|Title||Early warning signals for abrupt change raise false alarms during sea ice loss|
|Publication Type||Journal Article|
|Year of Publication||2015|
|Authors||Wagner TJW, Eisenman I|
|Journal||Geophysical Research Letters|
|Keywords||0750 Sea ice; 0774 Dynamics; 1605 Abrupt/rapid climate change; 1620 Climate dynamics; 1621 Cryospheric change; critical slowing down; early warning signals; global warming; sea ice; Tipping points|
Uncovering universal early warning signals for critical transitions has become a coveted goal in diverse scientific disciplines, ranging from climate science to financial mathematics. There has been a flurry of recent research proposing such signals, with increasing autocorrelation and increasing variance being among the most widely discussed candidates. A number of studies have suggested that increasing autocorrelation alone may suffice to signal an impending transition, although some others have questioned this.
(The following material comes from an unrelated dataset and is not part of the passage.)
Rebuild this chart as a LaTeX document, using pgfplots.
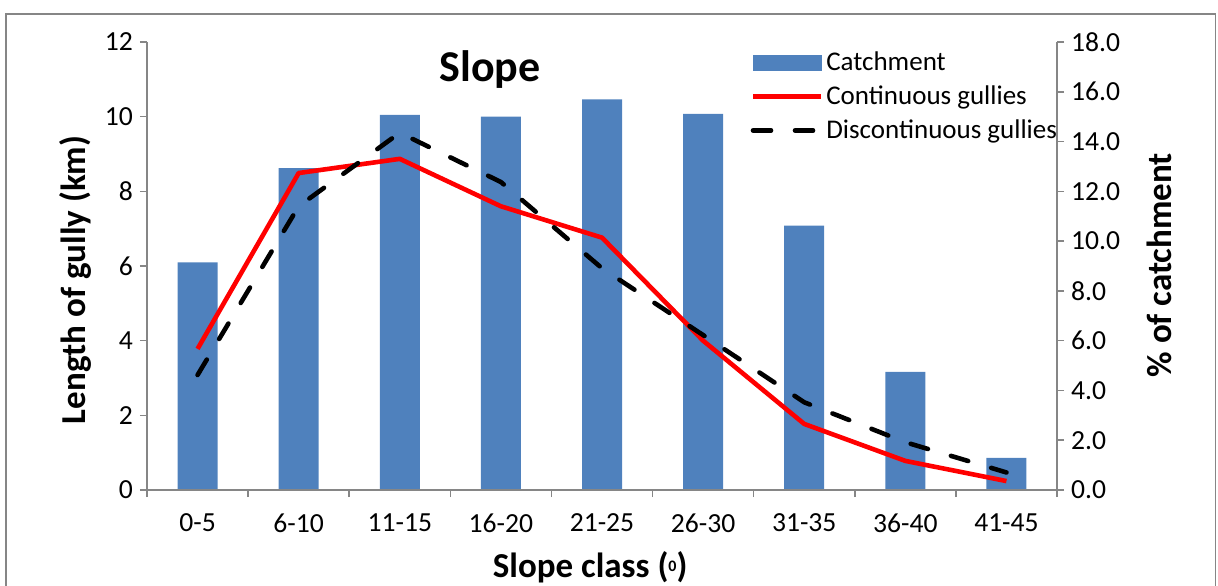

Here, we consider variance and autocorrelation in the context of sea ice loss in an idealized model of the global climate system. The model features no bifurcation, nor increased rate of retreat, as the ice disappears. Nonetheless, the autocorrelation of summer sea ice area is found to increase in a global warming scenario. The variance, by contrast, decreases. A simple physical mechanism is proposed to explain the occurrence of increasing autocorrelation but not variance when there is no approaching bifurcation. Additionally, a similar mechanism is shown to allow an increase in both indicators with no physically attainable bifurcation. This implies that relying on autocorrelation and variance as early warning signals can raise false alarms in the climate system, warning of “tipping points” that are not actually there.